The changes to SAP HANA were made possible by the release of SAP HANA, service pack 9. It allows HANA to be run in production environments on less expensive hardware solutions than before. It also now has multi-tenancy capabilities and can run multiple applications on the same server.
“The use cases for HANA are in the thousands now, because this makes it possible to be digested in more manageable pieces,” Gilroy said. “Prior to this announcement you had to buy a customized server for HANA. Now it won’t run on any server, but it will run on many more servers than before.”
“When Business One came to HANA in September 2012, we knew that it needed to be able to run on less expensive servers for the SME market, or it would be a no-go, so we made changes to the configuration which lowered the requirements, so Business One could run on an E5 server,” said Steve Gouveia, GCO B1 Readiness Solution Portfolio Manager at SAP. “But the HANA platform itself still required an E7 server. The change now means that HANA can run on an E5 server as well, although it does require too much power and parallel processing to run on the low end servers.”
SAP has also announced that SMEs can now connect to SAP’s Ariba Network free of charge. Ariba, one of the first B2B trading platforms aiming at improving the procurement process, and which was acquired by SAP for $4.4 billion dollars in late 2012, is used by more than 1.6 million companies in 190 countries to transact over $600 billion in commerce annually.
“This will let SMEs be on the network for free,” Gilroy said. “They can come on it, and put their product and solutions on it. With the free option, they only list, and can’t bid, but the idea is to get them to come on board, and not to get in the bidding process.”
Gilroy said that these initiatives further strengthen the hand of partners who are SAPs go-to-market strategy for the SME sector.

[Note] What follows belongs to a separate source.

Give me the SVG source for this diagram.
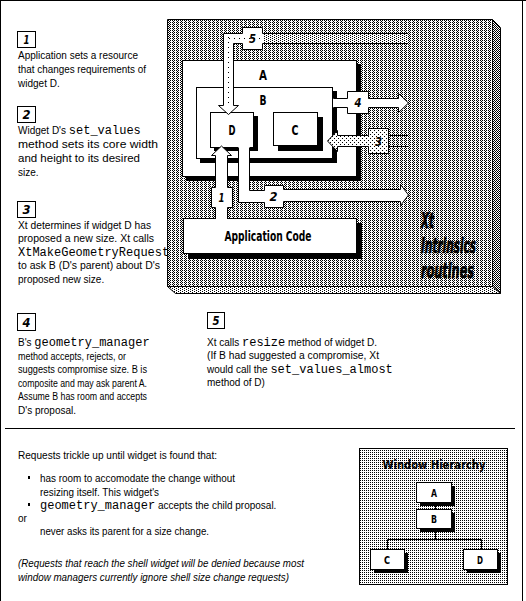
<svg xmlns="http://www.w3.org/2000/svg" width="526" height="601" viewBox="0 0 526 601">
<defs>
<pattern id="face" width="4" height="2" patternUnits="userSpaceOnUse"><rect width="4" height="2" fill="#fff"/><rect x="0" y="0" width="1" height="1" fill="#000"/><rect x="2" y="0" width="1" height="1" fill="#000"/><rect x="1" y="1" width="1" height="1" fill="#000"/></pattern>
<pattern id="grid" width="2" height="2" patternUnits="userSpaceOnUse"><rect width="2" height="2" fill="#fff"/><rect x="0" y="0" width="1" height="1" fill="#000"/></pattern>
<pattern id="dark" width="2" height="2" patternUnits="userSpaceOnUse"><rect width="2" height="2" fill="#fff"/><rect x="0" y="0" width="1" height="1" fill="#000"/><rect x="1" y="1" width="1" height="1" fill="#000"/></pattern>
<pattern id="light" width="4" height="2" patternUnits="userSpaceOnUse"><rect width="4" height="2" fill="#fff"/><rect x="0" y="0" width="1" height="1" fill="#000"/><rect x="2" y="1" width="1" height="1" fill="#000"/></pattern>
<pattern id="sparse" width="4" height="4" patternUnits="userSpaceOnUse"><rect width="4" height="4" fill="#fff"/><rect x="0" y="0" width="1" height="1" fill="#000"/><rect x="2" y="2" width="1" height="1" fill="#000"/></pattern>
</defs>
<style>
.t{font-family:"Liberation Sans",Arial,sans-serif;font-size:10px;fill:#000}
.m{font-family:"Liberation Mono","Courier New",monospace;font-size:12px}
.i{font-style:italic}
.lbl{font-family:"DejaVu Sans","Liberation Sans",sans-serif;font-weight:bold;font-size:14px;text-anchor:middle;fill:#000}
.num{font-family:"DejaVu Sans","Liberation Sans",sans-serif;font-weight:bold;font-style:italic;font-size:13px;text-anchor:middle;fill:#000}
.big{font-family:"DejaVu Sans","Liberation Sans",sans-serif;font-weight:bold;font-style:italic;font-size:22px;fill:#000;stroke:#000;stroke-width:0.7}
.box{fill:#fff;stroke:#000;stroke-width:1}
.ln{fill:none;stroke:#000;stroke-width:1}
.sh{fill:#000}
</style>

<g id="frame">
<line x1="0.5" y1="0" x2="0.5" y2="601" class="ln"/>
<line x1="0" y1="0.5" x2="526" y2="0.5" class="ln"/>
<line x1="522.5" y1="0" x2="522.5" y2="601" class="ln"/>
<line x1="5" y1="428.5" x2="515" y2="428.5" class="ln"/>
</g>

<g id="panel">
<polygon points="167.5,19.5 492.5,19.5 492.5,286.5 167.5,286.5" fill="url(#face)" stroke="#000"/>
<polygon points="492.5,19.5 500.5,27.5 500.5,293.5 492.5,286.5" fill="url(#dark)" stroke="#000"/>
<polygon points="167.5,286.5 492.5,286.5 500.5,293.5 175.5,293.5" fill="url(#light)" stroke="#000"/>
<text x="421" y="228" textLength="13" lengthAdjust="spacingAndGlyphs" class="big">Xt</text>
<text x="421" y="253" textLength="55" lengthAdjust="spacingAndGlyphs" class="big">Intrinsics</text>
<text x="421" y="278" textLength="53" lengthAdjust="spacingAndGlyphs" class="big">routines</text>
</g>

<g id="nodeA">
<rect x="186" y="64" width="175" height="117" class="sh"/>
<rect x="182.5" y="60.5" width="174" height="116" class="box"/>
<text x="263" y="80" textLength="8" lengthAdjust="spacingAndGlyphs" class="lbl">A</text>
</g>
<g id="nodeB">
<rect x="200" y="91" width="137" height="72" class="sh"/>
<rect x="196.5" y="87.5" width="136" height="71" class="box"/>
<text x="263" y="105" textLength="7" lengthAdjust="spacingAndGlyphs" class="lbl">B</text>
</g>
<g id="nodeD">
<rect x="214" y="116" width="44" height="35" class="sh"/>
<rect x="210.5" y="112.5" width="43" height="35" class="box"/>
<text x="232" y="135" textLength="7" lengthAdjust="spacingAndGlyphs" class="lbl">D</text>
</g>
<g id="nodeC">
<rect x="278" y="117" width="45" height="34" class="sh"/>
<rect x="273.5" y="112.5" width="44" height="33" class="box"/>
<text x="295" y="135" textLength="7" lengthAdjust="spacingAndGlyphs" class="lbl">C</text>
</g>
<g id="appcode">
<rect x="188" y="223" width="174" height="36" class="sh"/>
<rect x="183.5" y="218.5" width="173" height="35" class="box"/>
<text x="268" y="241" textLength="87" lengthAdjust="spacingAndGlyphs" class="lbl">Application Code</text>
</g>

<g id="connectors">
<!-- arrow 5 -->
<path d="M408,33.5 H262.5 V27.5 H242.5 V33.5 H223.5 V105.5 H218.5 L228.5,114.5 L238.5,105.5 H233.5 V43.5 H242.5 V49.5 H262.5 V43.5 H408 Z" fill="#fff"/>
<rect x="263" y="34" width="145" height="9" fill="url(#light)"/>
<path d="M228.5,37 V104 M229,38.5 H262" stroke="#000" stroke-dasharray="1 4" fill="none"/>
<path d="M408,33.5 H262.5 V27.5 H242.5 V33.5 H223.5 V105.5 H218.5 L228.5,114.5 L238.5,105.5 H233.5 V43.5 H242.5 V49.5 H262.5 V43.5 H408" class="ln"/>
<text x="252.5" y="43" textLength="7" lengthAdjust="spacingAndGlyphs" class="num">5</text>
<!-- arrow 4 -->
<path d="M333,98.5 H347.5 V91.5 H368.5 V98.5 H398.5 V93.5 L408.5,103 L398.5,112.5 V107.5 H368.5 V113.5 H347.5 V107.5 H333 Z" fill="#fff"/>
<path d="M333.5,98.5 H347.5 V91.5 H368.5 V98.5 H398.5 V93.5 L408.5,103 L398.5,112.5 V107.5 H368.5 V113.5 H347.5 V107.5 H333.5" class="ln"/>
<text x="358" y="107" textLength="7" lengthAdjust="spacingAndGlyphs" class="num">4</text>
<!-- arrow 3 -->
<path d="M327.5,141 L337.5,130.5 V135.5 H368.5 V128.5 H388.5 V153.5 H368.5 V146.5 H337.5 V151.5 Z" fill="url(#sparse)" stroke="#000"/>
<path d="M388.5,135.5 H408 M388.5,146.5 H408" class="ln"/>
<text x="378.5" y="146" textLength="7" lengthAdjust="spacingAndGlyphs" class="num">3</text>
<!-- arrow 1 -->
<path d="M221.5,146 L231.5,155.5 H227.5 V187.5 H232.5 V207.5 H227.5 V219 H215.5 V207.5 H211.5 V187.5 H215.5 V155.5 H211.5 Z" fill="#fff"/>
<path d="M227.5,219 V207.5 H232.5 V187.5 H227.5 V155.5 H231.5 L221.5,146 L211.5,155.5 H215.5 V187.5 H211.5 V207.5 H215.5 V219" class="ln"/>
<text x="221.5" y="202" textLength="6" lengthAdjust="spacingAndGlyphs" class="num">1</text>
<!-- arrow 2 -->
<path d="M238.5,147 V202.5 H264.5 V207.5 H283.5 V201.5 H400.5 V205.5 L408.5,195 L400.5,184.5 V189.5 H283.5 V185.5 H264.5 V190.5 H249.5 V147 Z" fill="#fff"/>
<path d="M238.5,148 V202.5 H264.5 V207.5 H283.5 V201.5 H400.5 V205.5 L408.5,195 L400.5,184.5 V189.5 H283.5 V185.5 H264.5 V190.5 H249.5 V148" class="ln"/>
<text x="273.5" y="201" textLength="8" lengthAdjust="spacingAndGlyphs" class="num">2</text>
</g>

<g id="step1">
<rect x="17.5" y="31.5" width="18" height="16" class="box"/>
<text x="26.5" y="44" textLength="6" lengthAdjust="spacingAndGlyphs" class="num">1</text>
<text class="t" x="18" y="59" textLength="120" lengthAdjust="spacingAndGlyphs">Application sets a resource</text>
<text class="t" x="18" y="73" textLength="128" lengthAdjust="spacingAndGlyphs">that changes requirements of</text>
<text class="t" x="18" y="87">widget D.</text>
</g>
<g id="step2">
<rect x="17.5" y="106.5" width="18" height="16" class="box"/>
<text x="26.5" y="119" textLength="8" lengthAdjust="spacingAndGlyphs" class="num">2</text>
<text class="t" x="18" y="134">Widget D's <tspan class="m">set_values</tspan></text>
<text class="t" x="18" y="148" textLength="140" lengthAdjust="spacingAndGlyphs">method sets its core width</text>
<text class="t" x="18" y="162" textLength="122" lengthAdjust="spacingAndGlyphs">and height to its desired</text>
<text class="t" x="18" y="176">size.</text>
</g>
<g id="step3">
<rect x="17.5" y="201.5" width="18" height="16" class="box"/>
<text x="26.5" y="214" textLength="8" lengthAdjust="spacingAndGlyphs" class="num">3</text>
<text class="t" x="18" y="229" textLength="133" lengthAdjust="spacingAndGlyphs">Xt determines if widget D has</text>
<text class="t" x="18" y="242" textLength="136" lengthAdjust="spacingAndGlyphs">proposed a new size. Xt calls</text>
<text class="t m" x="18" y="256">XtMakeGeometryRequest</text>
<text class="t" x="18" y="269" textLength="142" lengthAdjust="spacingAndGlyphs">to ask B (D's parent) about D's</text>
<text class="t" x="18" y="283">proposed new size.</text>
</g>
<g id="step4">
<rect x="17.5" y="313.5" width="18" height="17" class="box"/>
<text x="26.5" y="327" textLength="8" lengthAdjust="spacingAndGlyphs" class="num">4</text>
<text class="t" x="18" y="346">B's <tspan class="m">geometry_manager</tspan></text>
<text class="t" x="18" y="360" textLength="108" lengthAdjust="spacingAndGlyphs">method accepts, rejects, or</text>
<text class="t" x="18" y="373" textLength="129" lengthAdjust="spacingAndGlyphs">suggests compromise size. B is</text>
<text class="t" x="18" y="387" textLength="129" lengthAdjust="spacingAndGlyphs">composite and may ask parent A.</text>
<text class="t" x="18" y="400" textLength="129" lengthAdjust="spacingAndGlyphs">Assume B has room and accepts</text>
<text class="t" x="18" y="414">D's proposal.</text>
</g>
<g id="step5">
<rect x="207.5" y="312.5" width="17" height="16" class="box"/>
<text x="216" y="325" textLength="7" lengthAdjust="spacingAndGlyphs" class="num">5</text>
<text class="t" x="207" y="346">Xt calls <tspan class="m">resize</tspan> method of widget D.</text>
<text class="t" x="207" y="359" textLength="172" lengthAdjust="spacingAndGlyphs">(If B had suggested a compromise, Xt</text>
<text class="t" x="207" y="373">would call the <tspan class="m">set_values_almost</tspan></text>
<text class="t" x="207" y="386">method of D)</text>
</g>

<g id="notes">
<text class="t" x="18" y="459" textLength="199" lengthAdjust="spacingAndGlyphs">Requests trickle up until widget is found that:</text>
<rect x="28" y="476" width="2" height="3" fill="#000"/>
<text class="t" x="40" y="482" textLength="195" lengthAdjust="spacingAndGlyphs">has room to accomodate the change without</text>
<text class="t" x="40" y="496" textLength="119" lengthAdjust="spacingAndGlyphs">resizing itself.  This widget's</text>
<rect x="28" y="503" width="2" height="3" fill="#000"/>
<text class="t" x="40" y="509"><tspan class="m">geometry_manager</tspan> accepts the child proposal.</text>
<text class="t" x="18" y="522">or</text>
<text class="t" x="40" y="535" textLength="169" lengthAdjust="spacingAndGlyphs">never asks its parent for a size change.</text>
<text class="t i" x="18" y="567" textLength="286" lengthAdjust="spacingAndGlyphs">(Requests that reach the shell widget will be denied because most</text>
<text class="t i" x="18" y="581" textLength="271" lengthAdjust="spacingAndGlyphs">window managers currently ignore shell size change requests)</text>
</g>

<g id="hierarchy">
<rect x="359.5" y="448.5" width="148" height="136" fill="url(#grid)" stroke="#000"/>
<text x="434" y="469" textLength="103" lengthAdjust="spacingAndGlyphs" class="lbl" style="font-size:13px">Window Hierarchy</text>
<path d="M435.5,502 V509 M435.5,528 V539.5 M387.5,539.5 H481.5 M387.5,539.5 V549 M481.5,539.5 V549" class="ln"/>
<g id="hA"><rect x="420" y="486" width="35" height="20" class="sh"/><rect x="416.5" y="482.5" width="35" height="20" class="box"/><text x="434" y="497" textLength="6" lengthAdjust="spacingAndGlyphs" class="lbl" style="font-size:11px">A</text></g>
<g id="hB"><rect x="420" y="513" width="35" height="19" class="sh"/><rect x="416.5" y="509.5" width="35" height="19" class="box"/><text x="434" y="523" textLength="6" lengthAdjust="spacingAndGlyphs" class="lbl" style="font-size:11px">B</text></g>
<g id="hC"><rect x="374" y="553" width="34" height="20" class="sh"/><rect x="370.5" y="549.5" width="34" height="20" class="box"/><text x="387" y="564" textLength="6" lengthAdjust="spacingAndGlyphs" class="lbl" style="font-size:11px">C</text></g>
<g id="hD"><rect x="467" y="553" width="34" height="20" class="sh"/><rect x="463.5" y="549.5" width="34" height="20" class="box"/><text x="480" y="564" textLength="6" lengthAdjust="spacingAndGlyphs" class="lbl" style="font-size:11px">D</text></g>
</g>
</svg>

“They provide us with a major competitive advantage of SME, this intimacy of channel partners behind the company, who specialize in specific industries, and who can take a buzz word like ‘Big Data’ and make it meaningful to customers,” he said. “We compete against a lot of cloud companies who sell direct, and I don’t know how many of these will be left standing in five to ten years. I believe that five years from now, SAP will be a fabulously successful cloud company with a customer base five times what it is today, with a really successful channel.”